Exercise directions -
How many lines hold the string "code"? Reply with the number alone.

Input records -
##########

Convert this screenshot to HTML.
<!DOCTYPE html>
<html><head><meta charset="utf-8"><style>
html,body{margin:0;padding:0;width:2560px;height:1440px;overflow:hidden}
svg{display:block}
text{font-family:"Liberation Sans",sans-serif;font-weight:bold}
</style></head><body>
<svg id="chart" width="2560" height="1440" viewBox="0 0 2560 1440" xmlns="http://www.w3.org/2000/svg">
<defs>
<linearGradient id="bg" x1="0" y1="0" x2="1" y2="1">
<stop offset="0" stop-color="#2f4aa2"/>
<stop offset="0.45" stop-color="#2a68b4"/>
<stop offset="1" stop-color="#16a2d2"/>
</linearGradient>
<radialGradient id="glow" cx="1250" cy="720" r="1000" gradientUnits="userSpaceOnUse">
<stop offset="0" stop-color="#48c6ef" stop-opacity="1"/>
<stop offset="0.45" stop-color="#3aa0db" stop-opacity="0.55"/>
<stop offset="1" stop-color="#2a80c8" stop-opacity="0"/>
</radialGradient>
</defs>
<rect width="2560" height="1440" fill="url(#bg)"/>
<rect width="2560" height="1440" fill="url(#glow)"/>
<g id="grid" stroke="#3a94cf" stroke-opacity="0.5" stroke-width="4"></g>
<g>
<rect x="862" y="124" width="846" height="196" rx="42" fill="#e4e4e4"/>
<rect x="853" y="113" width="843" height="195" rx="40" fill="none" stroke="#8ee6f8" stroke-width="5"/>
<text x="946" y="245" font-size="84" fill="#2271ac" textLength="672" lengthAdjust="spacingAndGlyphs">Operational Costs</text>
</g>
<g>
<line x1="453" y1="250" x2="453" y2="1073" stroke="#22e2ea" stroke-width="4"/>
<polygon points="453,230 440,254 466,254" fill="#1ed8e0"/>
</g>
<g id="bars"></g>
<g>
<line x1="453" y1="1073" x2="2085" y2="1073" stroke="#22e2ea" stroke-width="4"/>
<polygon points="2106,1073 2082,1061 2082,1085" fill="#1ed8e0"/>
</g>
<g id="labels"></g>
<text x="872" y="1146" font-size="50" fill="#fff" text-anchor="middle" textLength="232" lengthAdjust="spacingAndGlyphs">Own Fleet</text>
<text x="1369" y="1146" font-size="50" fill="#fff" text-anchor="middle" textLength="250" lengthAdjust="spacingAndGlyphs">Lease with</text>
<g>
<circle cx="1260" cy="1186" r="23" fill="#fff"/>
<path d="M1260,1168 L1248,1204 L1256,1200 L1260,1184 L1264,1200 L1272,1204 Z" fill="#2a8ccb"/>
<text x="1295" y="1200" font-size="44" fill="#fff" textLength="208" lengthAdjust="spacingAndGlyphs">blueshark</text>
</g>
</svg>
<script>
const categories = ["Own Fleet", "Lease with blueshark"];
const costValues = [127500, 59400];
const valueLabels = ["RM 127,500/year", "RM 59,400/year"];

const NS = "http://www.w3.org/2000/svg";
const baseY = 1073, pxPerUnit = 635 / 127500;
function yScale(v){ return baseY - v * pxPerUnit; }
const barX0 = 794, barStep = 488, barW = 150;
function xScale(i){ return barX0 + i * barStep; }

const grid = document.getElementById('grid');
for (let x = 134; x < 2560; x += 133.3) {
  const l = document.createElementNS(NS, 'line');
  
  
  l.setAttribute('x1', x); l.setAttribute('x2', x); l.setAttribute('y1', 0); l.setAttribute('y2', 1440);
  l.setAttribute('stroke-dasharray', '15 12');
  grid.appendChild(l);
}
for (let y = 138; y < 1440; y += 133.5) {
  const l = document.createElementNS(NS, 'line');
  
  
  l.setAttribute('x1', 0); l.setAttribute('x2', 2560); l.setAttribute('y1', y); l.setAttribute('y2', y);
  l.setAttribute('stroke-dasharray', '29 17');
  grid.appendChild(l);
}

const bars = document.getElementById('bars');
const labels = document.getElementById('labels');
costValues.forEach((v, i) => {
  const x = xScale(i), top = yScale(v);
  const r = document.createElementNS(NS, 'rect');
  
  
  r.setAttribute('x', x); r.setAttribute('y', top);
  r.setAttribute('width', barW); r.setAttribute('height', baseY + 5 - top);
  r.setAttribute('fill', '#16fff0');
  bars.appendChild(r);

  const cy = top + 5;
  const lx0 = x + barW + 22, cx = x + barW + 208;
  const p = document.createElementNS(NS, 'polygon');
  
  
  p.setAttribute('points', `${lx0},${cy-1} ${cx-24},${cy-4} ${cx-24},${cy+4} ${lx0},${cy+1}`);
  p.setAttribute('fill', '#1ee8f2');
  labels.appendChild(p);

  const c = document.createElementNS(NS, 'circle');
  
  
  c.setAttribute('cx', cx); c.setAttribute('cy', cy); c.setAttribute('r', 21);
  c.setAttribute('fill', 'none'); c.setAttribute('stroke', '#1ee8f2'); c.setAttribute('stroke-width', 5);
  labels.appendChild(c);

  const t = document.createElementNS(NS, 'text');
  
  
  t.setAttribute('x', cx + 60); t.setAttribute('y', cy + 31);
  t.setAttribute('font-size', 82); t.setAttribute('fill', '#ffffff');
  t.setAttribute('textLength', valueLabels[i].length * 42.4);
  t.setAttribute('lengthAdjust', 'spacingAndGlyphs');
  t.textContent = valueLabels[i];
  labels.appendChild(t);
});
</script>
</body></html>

##########

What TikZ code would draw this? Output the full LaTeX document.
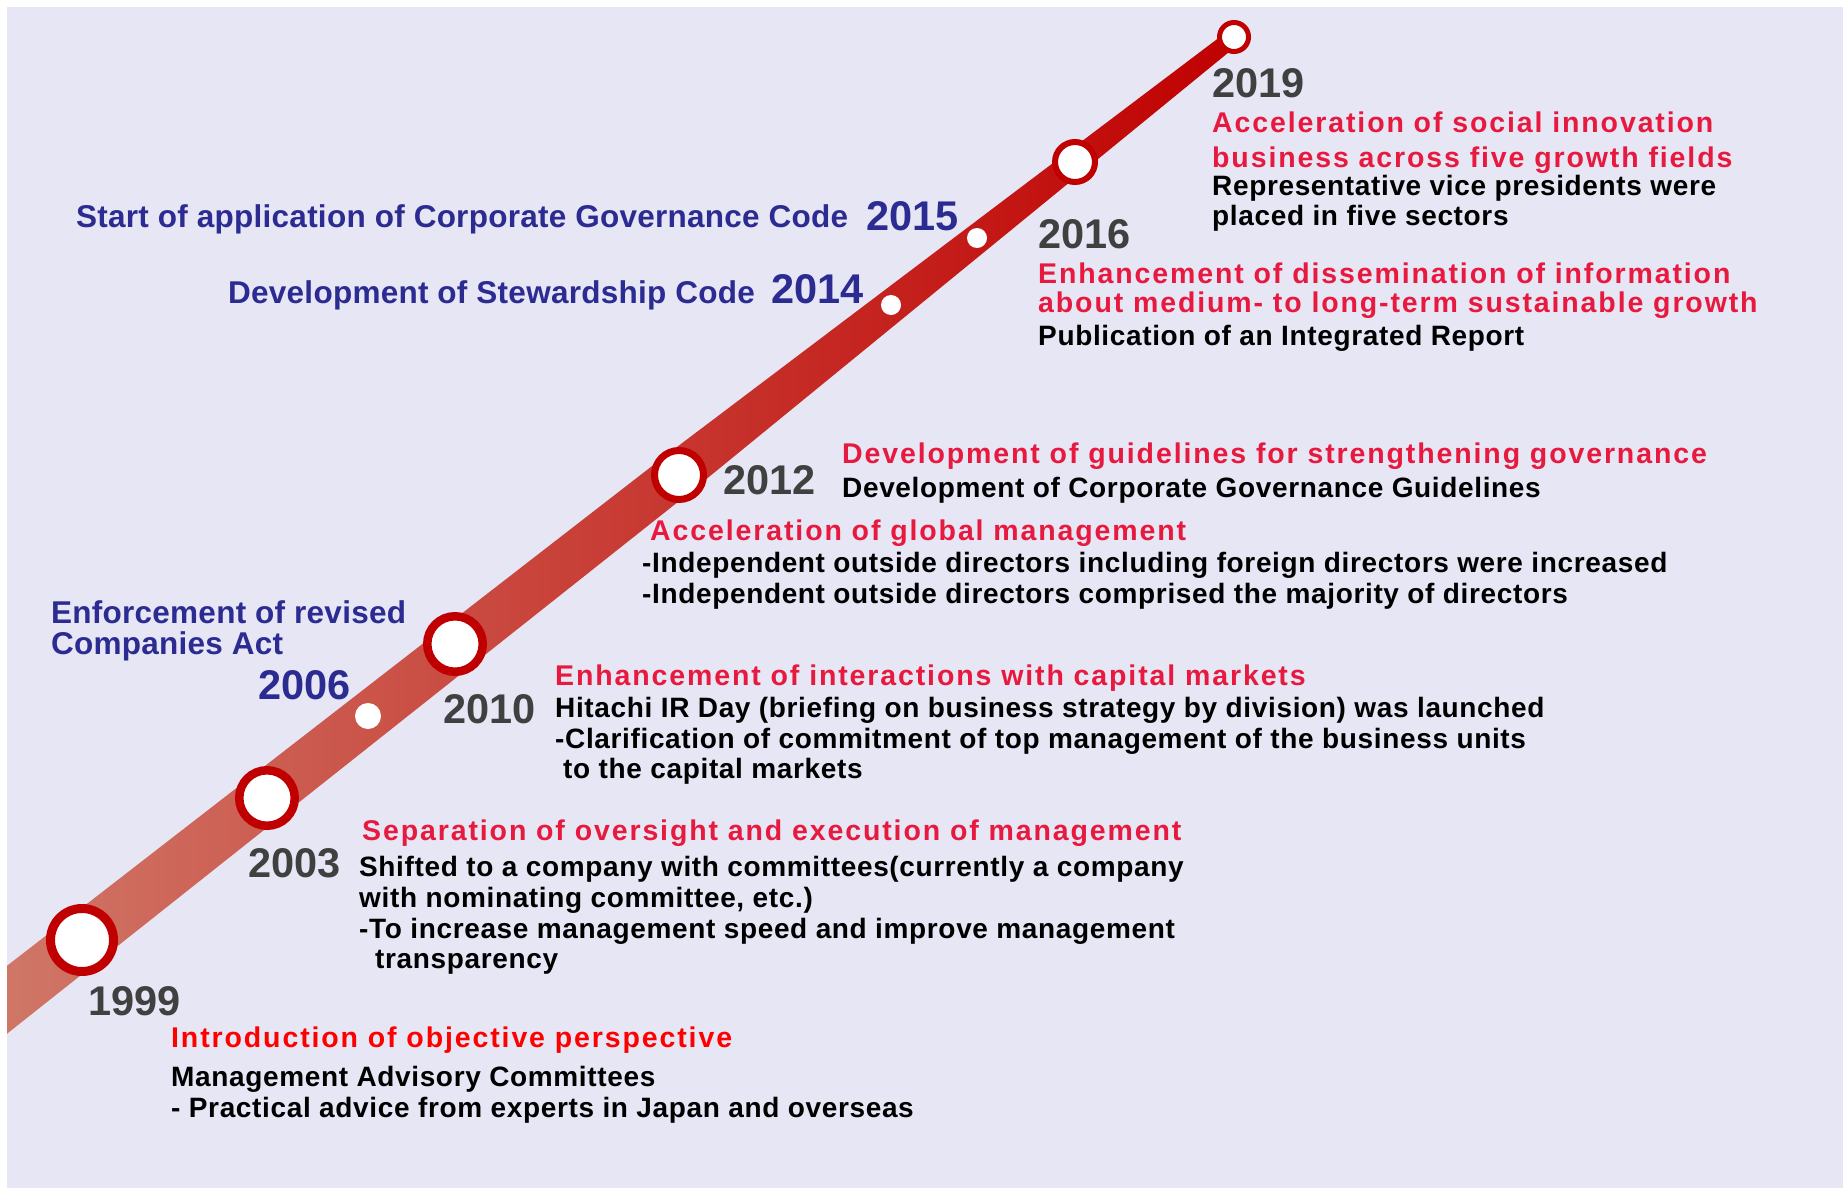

##########

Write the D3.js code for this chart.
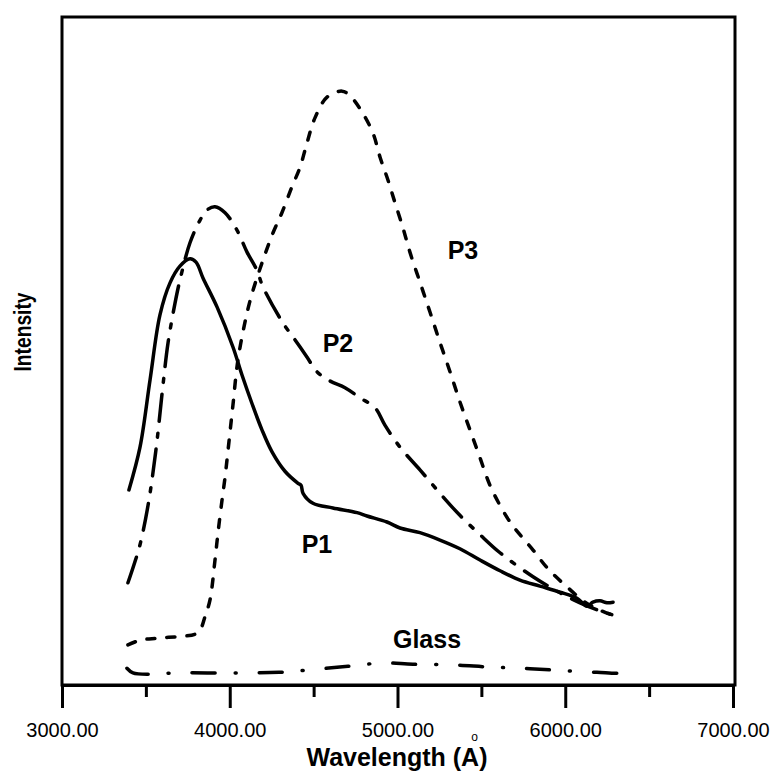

##########

Correct output -
2